#### PROBLEM DETAILS:
Only the lines from the top of the listing below to the line that has "for (let i = 0;" should be echoed, with both ends kept and pictures left out.

#### MATERIAL PROVIDED:
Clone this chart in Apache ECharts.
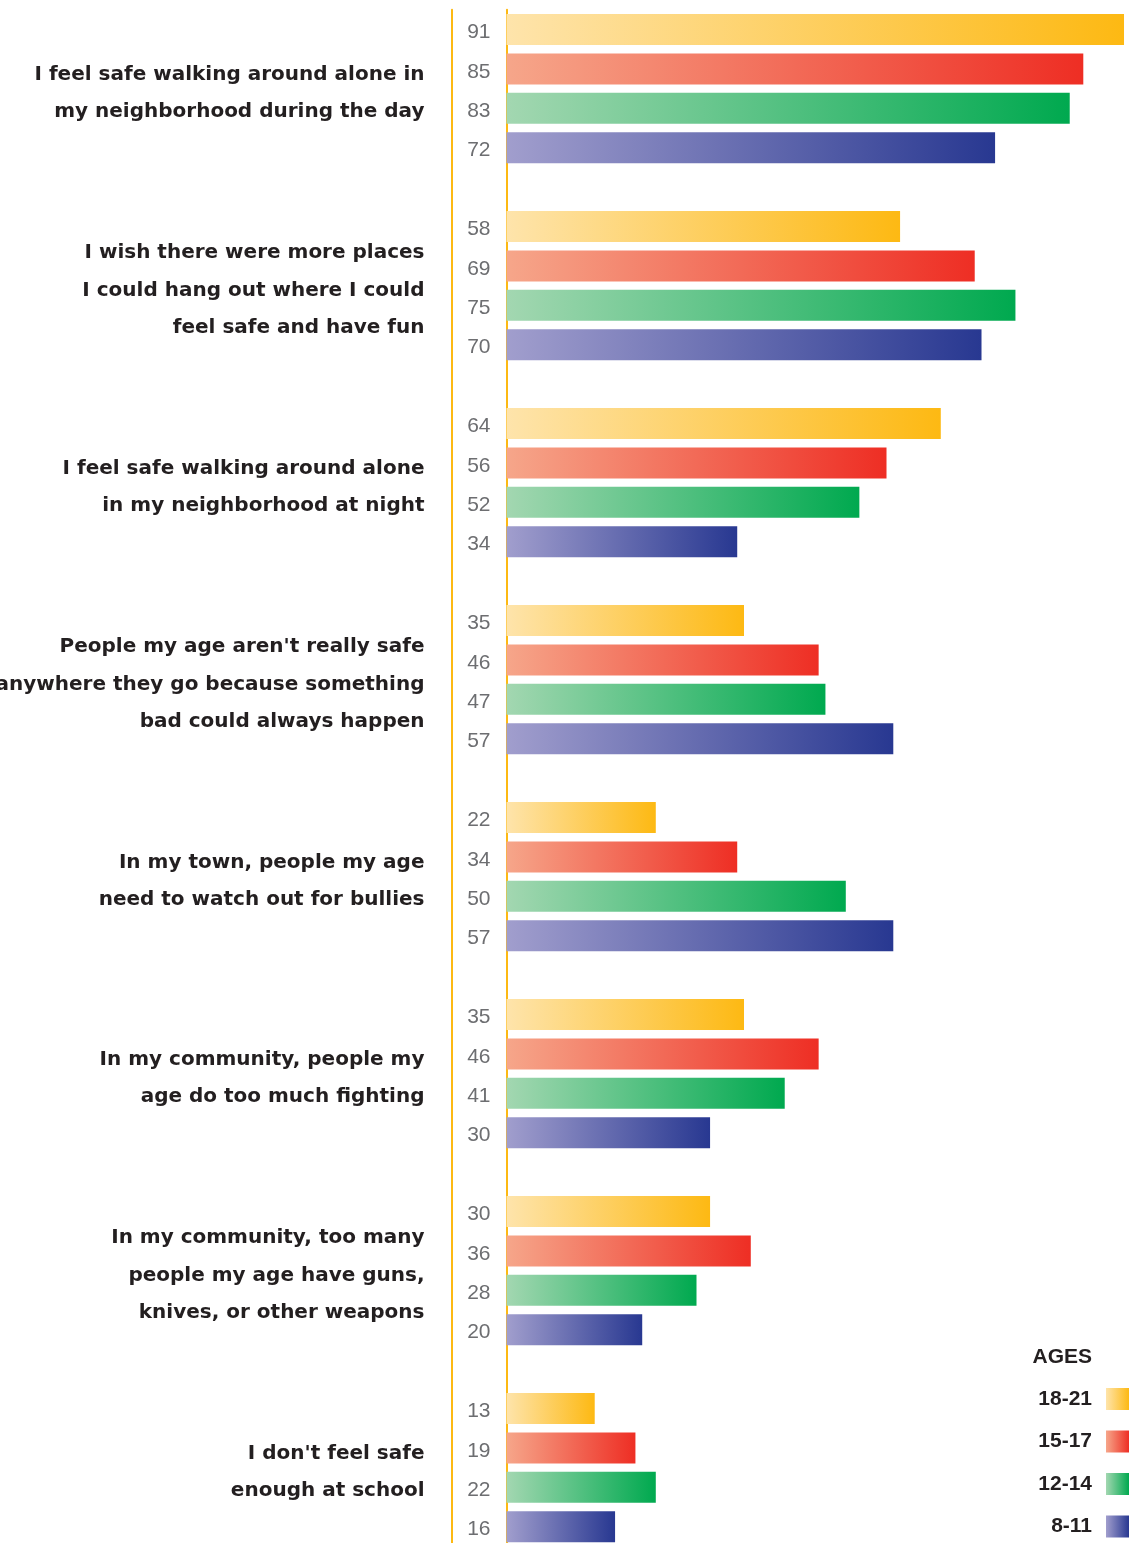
<!DOCTYPE html>
<html>
<head>
<meta charset="utf-8">
<style>
html,body{margin:0;padding:0;background:#fff;}
#chart{width:1129px;height:1543px;}
</style>
<script src="https://cdn.jsdelivr.net/npm/echarts@6/dist/echarts.min.js"></script>
</head>
<body>
<div id="chart"></div>
<script>
const questions = [
  'I feel safe walking around alone in\nmy neighborhood during the day',
  'I wish there were more places\nI could hang out where I could\nfeel safe and have fun',
  'I feel safe walking around alone\nin my neighborhood at night',
  "People my age aren't really safe\nanywhere they go because something\nbad could always happen",
  'In my town, people my age\nneed to watch out for bullies',
  'In my community, people my\nage do too much fighting',
  'In my community, too many\npeople my age have guns,\nknives, or other weapons',
  "I don't feel safe\nenough at school"
];
const ages = ['18-21', '15-17', '12-14', '8-11'];
const values1821 = [91, 58, 64, 35, 22, 35, 30, 13];
const values1517 = [85, 69, 56, 46, 34, 46, 36, 19];
const values1214 = [83, 75, 52, 47, 50, 41, 28, 22];
const values811  = [72, 70, 34, 57, 57, 30, 20, 16];
const seriesValues = [values1821, values1517, values1214, values811];
const gradients = [
  ['#FEE4AB', '#FDB913'],
  ['#F6A68A', '#EE2E24'],
  ['#A3D7B1', '#00A94F'],
  ['#A19ECD', '#283891']
];

// slots: 4 bars per group + 1 gap slot between groups
const SLOTS_PER_GROUP = 5;
const nSlots = questions.length * SLOTS_PER_GROUP - 1;
const slotNames = [];
for (let i = 0; i < nSlots; i++) slotNames.push('s' + i);

const series = seriesValues.map((vals, k) => {
  const data = new Array(nSlots).fill('-');
  vals.forEach((v, i) => { data[i * SLOTS_PER_GROUP + k] = v; });
  return {
    name: ages[k],
    type: 'bar',
    data: data,
    barWidth: 31,
    barGap: '-100%',
    itemStyle: {
      color: new echarts.graphic.LinearGradient(0, 0, 1, 0, [
        { offset: 0, color: gradients[k][0] },
        { offset: 1, color: gradients[k][1] }
      ])
    },
    label: {
      show: true,
      position: 'left',
      distance: 16,
      offset: [0, 3],
      color: '#6D6E71',
      fontFamily: 'Liberation Sans',
      fontSize: 21
    }
  };
});

const lineColor = '#FDB913';
const chart = echarts.init(document.getElementById('chart'), null, { renderer: 'canvas' });
chart.setOption({
  animation: false,
  backgroundColor: '#ffffff',
  title: {
    text: 'AGES',
    right: 37,
    top: 1347,
    padding: 0,
    textStyle: { fontFamily: 'Liberation Sans', fontWeight: 'bold', fontSize: 21, color: '#231F20' }
  },
  legend: {
    orient: 'vertical',
    right: 0,
    top: 1388,
    align: 'right',
    itemWidth: 23,
    itemHeight: 22,
    itemGap: 20.5,
    icon: 'rect',
    padding: 0,
    textStyle: { fontFamily: 'Liberation Sans', fontWeight: 'bold', fontSize: 21, color: '#231F20', padding: [0, 9, 0, 0] },
    data: ages
  },
  grid: { left: 506.5, top: 9.8, width: 624.3, height: 39.4 * nSlots, outerBoundsMode: 'none', containLabel: false },
  xAxis: { type: 'value', min: 0, max: 92, show: false },
  yAxis: [
    {
      type: 'category',
      data: slotNames,
      inverse: true,
      axisLine: { show: true, lineStyle: { color: lineColor, width: 2 } },
      axisTick: { show: false },
      axisLabel: {
        interval: 0,
        margin: 82,
        formatter: function (val, idx) {
          if (idx % SLOTS_PER_GROUP !== 1) return '';
          const q = questions[(idx - 1) / SLOTS_PER_GROUP];
          return '{gap| }\n' + q.split('\n').map(l => '{q|' + l + '}').join('\n');
        },
        rich: {
          gap: { lineHeight: 49, fontSize: 10 },
          q: {
            fontFamily: 'DejaVu Sans',
            fontWeight: 'bold',
            fontSize: 20,
            color: '#231F20',
            lineHeight: 37.5,
            align: 'right'
          }
        }
      },
      splitLine: { show: false }
    },
    {
      type: 'category',
      data: slotNames,
      inverse: true,
      position: 'left',
      offset: 54.5,
      axisLine: { show: true, lineStyle: { color: lineColor, width: 2 } },
      axisTick: { show: false },
      axisLabel: { show: false },
      splitLine: { show: false }
    }
  ],
  series: series
});
</script>
</body>
</html>
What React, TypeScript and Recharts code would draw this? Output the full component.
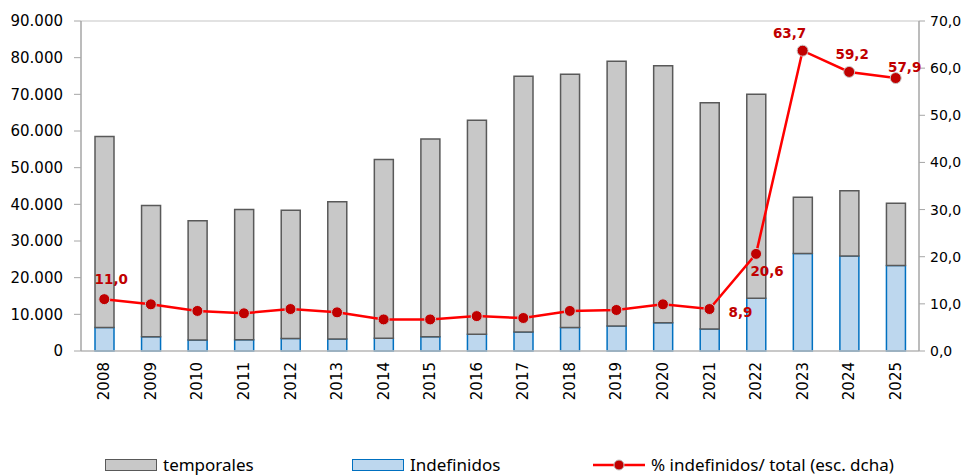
import React from "react"
import { ComposedChart, Bar, Line, XAxis, YAxis, CartesianGrid, Legend, LabelList } from "recharts"

const years = ["2008", "2009", "2010", "2011", "2012", "2013", "2014", "2015", "2016", "2017", "2018", "2019", "2020", "2021", "2022", "2023", "2024", "2025"]
const indefinidos = [6400, 3900, 3000, 3100, 3400, 3300, 3500, 3900, 4600, 5200, 6400, 6800, 7700, 6000, 14400, 26600, 25900, 23300]
const temporales = [52100, 35800, 32500, 35500, 35000, 37400, 48700, 53900, 58300, 69700, 69100, 72200, 70100, 61700, 55600, 15300, 17800, 17000]
const pctIndef = [11.0, 9.9, 8.5, 8.0, 8.9, 8.2, 6.7, 6.7, 7.4, 7.0, 8.5, 8.7, 9.9, 8.9, 20.6, 63.7, 59.2, 57.9]
const leftTicks = [0, 10000, 20000, 30000, 40000, 50000, 60000, 70000, 80000, 90000]
const rightTicks = [0, 10, 20, 30, 40, 50, 60, 70]
const labelledYears = ["2008", "2021", "2022", "2023", "2024", "2025"]

// where each shown label sits relative to its point
const labelOffsets: Record<string, [number, number]> = {
  "2008": [7, -20],
  "2021": [31, 3],
  "2022": [11, 17],
  "2023": [-13, -18],
  "2024": [3, -18],
  "2025": [9, -11],
}

const data = years.map((year, i) => ({
  year,
  indefinidos: indefinidos[i],
  temporales: temporales[i],
  pct: pctIndef[i],
}))

const tickFont = "'DejaVu Sans', Verdana, sans-serif"
const legendFont = "'Liberation Sans Narrow', 'Arial Narrow', 'Noto Sans', sans-serif"

const fmtThousands = (v: number) => v.toLocaleString("de-DE")
const fmtPct = (v: number) => v.toFixed(1).replace(".", ",")

function YearTick(props: any) {
  const { x, y, payload } = props
  return (
    <text
      x={x}
      y={y + 3}
      transform={`rotate(-90 ${x} ${y + 3})`}
      textAnchor="end"
      dominantBaseline="central"
      fontSize={15}
      fontFamily={tickFont}
      fill="#000"
    >
      {payload.value}
    </text>
  )
}

function PctLabel(props: any) {
  const { x, y, value, index } = props
  const year = years[index]
  if (!labelledYears.includes(year)) return null
  const [dx, dy] = labelOffsets[year]
  return (
    <text
      x={x + dx}
      y={y + dy}
      textAnchor="middle"
      dominantBaseline="central"
      fontSize={13.5}
      fontWeight="bold"
      fontFamily={tickFont}
      fill="#C00000"
    >
      {fmtPct(value)}
    </text>
  )
}

function LegendBox() {
  const item = { position: "absolute" as const, display: "flex", alignItems: "center", top: 7 }
  const text = { fontFamily: legendFont, fontSize: 17, color: "#000", marginLeft: 6 }
  return (
    <div style={{ position: "relative", width: 965, height: 30 }}>
      <div style={{ ...item, left: 105 }}>
        <div style={{ width: 50, height: 10, background: "#C8C8C8", border: "1.5px solid #595959" }} />
        <span style={text}>temporales</span>
      </div>
      <div style={{ ...item, left: 352 }}>
        <div style={{ width: 50, height: 10, background: "#BDD7EE", border: "1.5px solid #0070C0" }} />
        <span style={text}>Indefinidos</span>
      </div>
      <div style={{ ...item, left: 593 }}>
        <svg width={52} height={14}>
          <line x1={0} y1={7} x2={52} y2={7} stroke="#FF0000" strokeWidth={2.5} />
          <circle cx={26} cy={7} r={5} fill="#C00000" stroke="#BFBFBF" strokeWidth={1} />
        </svg>
        <span style={text}>% indefinidos/ total (esc. dcha)</span>
      </div>
    </div>
  )
}

export default function App() {
  return (
    <div style={{ position: "absolute", left: 0, top: 0, width: 965, height: 476, background: "#fff" }}>
      <ComposedChart
        width={965}
        height={476}
        data={data}
        margin={{ top: 21, right: 0, left: 0, bottom: 0 }}
        barSize={19}
      >
        <CartesianGrid vertical={false} stroke="#D9D9D9" strokeWidth={1.5} />
        <XAxis
          dataKey="year"
          tick={<YearTick />}
          tickLine={false}
          axisLine={{ stroke: "#BFBFBF", strokeWidth: 1.5 }}
          height={95}
          interval={0}
        />
        <YAxis
          yAxisId="left"
          domain={[0, 90000]}
          ticks={leftTicks}
          tickFormatter={fmtThousands}
          width={81}
          tickSize={7}
          tickMargin={11}
          tickLine={{ stroke: "#A6A6A6" }}
          axisLine={{ stroke: "#A6A6A6", strokeWidth: 1.5 }}
          tick={{ fontSize: 15, fontFamily: tickFont, fill: "#000" }}
        />
        <YAxis
          yAxisId="right"
          orientation="right"
          domain={[0, 70]}
          ticks={rightTicks}
          tickFormatter={fmtPct}
          width={46}
          tickSize={6}
          tickMargin={5}
          tickLine={{ stroke: "#A6A6A6" }}
          axisLine={{ stroke: "#A6A6A6", strokeWidth: 1.5 }}
          tick={{ fontSize: 14, fontFamily: tickFont, fill: "#000", textAnchor: "start" }}
        />
        <Legend verticalAlign="bottom" height={30} content={<LegendBox />} />
        <Bar
          yAxisId="left"
          dataKey="indefinidos"
          stackId="a"
          fill="#BDD7EE"
          stroke="#0070C0"
          strokeWidth={1.5}
          isAnimationActive={false}
        />
        <Bar
          yAxisId="left"
          dataKey="temporales"
          stackId="a"
          fill="#C8C8C8"
          stroke="#595959"
          strokeWidth={1.5}
          isAnimationActive={false}
        />
        <Line
          yAxisId="right"
          dataKey="pct"
          stroke="#FF0000"
          strokeWidth={2.5}
          dot={{ r: 5.5, fill: "#C00000", stroke: "#C9C9C9", strokeWidth: 1 }}
          isAnimationActive={false}
        >
          <LabelList dataKey="pct" content={<PctLabel />} />
        </Line>
      </ComposedChart>
    </div>
  )
}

#### FULL ANSWER:
Clone this chart in Apache ECharts.
<!DOCTYPE html>
<html>
<head>
<meta charset="utf-8">
<style>
html,body{margin:0;padding:0;background:#fff;}
#chart{width:1129px;height:1543px;}
</style>
<script src="https://cdn.jsdelivr.net/npm/echarts@6/dist/echarts.min.js"></script>
</head>
<body>
<div id="chart"></div>
<script>
const questions = [
  'I feel safe walking around alone in\nmy neighborhood during the day',
  'I wish there were more places\nI could hang out where I could\nfeel safe and have fun',
  'I feel safe walking around alone\nin my neighborhood at night',
  "People my age aren't really safe\nanywhere they go because something\nbad could always happen",
  'In my town, people my age\nneed to watch out for bullies',
  'In my community, people my\nage do too much fighting',
  'In my community, too many\npeople my age have guns,\nknives, or other weapons',
  "I don't feel safe\nenough at school"
];
const ages = ['18-21', '15-17', '12-14', '8-11'];
const values1821 = [91, 58, 64, 35, 22, 35, 30, 13];
const values1517 = [85, 69, 56, 46, 34, 46, 36, 19];
const values1214 = [83, 75, 52, 47, 50, 41, 28, 22];
const values811  = [72, 70, 34, 57, 57, 30, 20, 16];
const seriesValues = [values1821, values1517, values1214, values811];
const gradients = [
  ['#FEE4AB', '#FDB913'],
  ['#F6A68A', '#EE2E24'],
  ['#A3D7B1', '#00A94F'],
  ['#A19ECD', '#283891']
];

// slots: 4 bars per group + 1 gap slot between groups
const SLOTS_PER_GROUP = 5;
const nSlots = questions.length * SLOTS_PER_GROUP - 1;
const slotNames = [];
for (let i = 0; i < nSlots; i++) slotNames.push('s' + i);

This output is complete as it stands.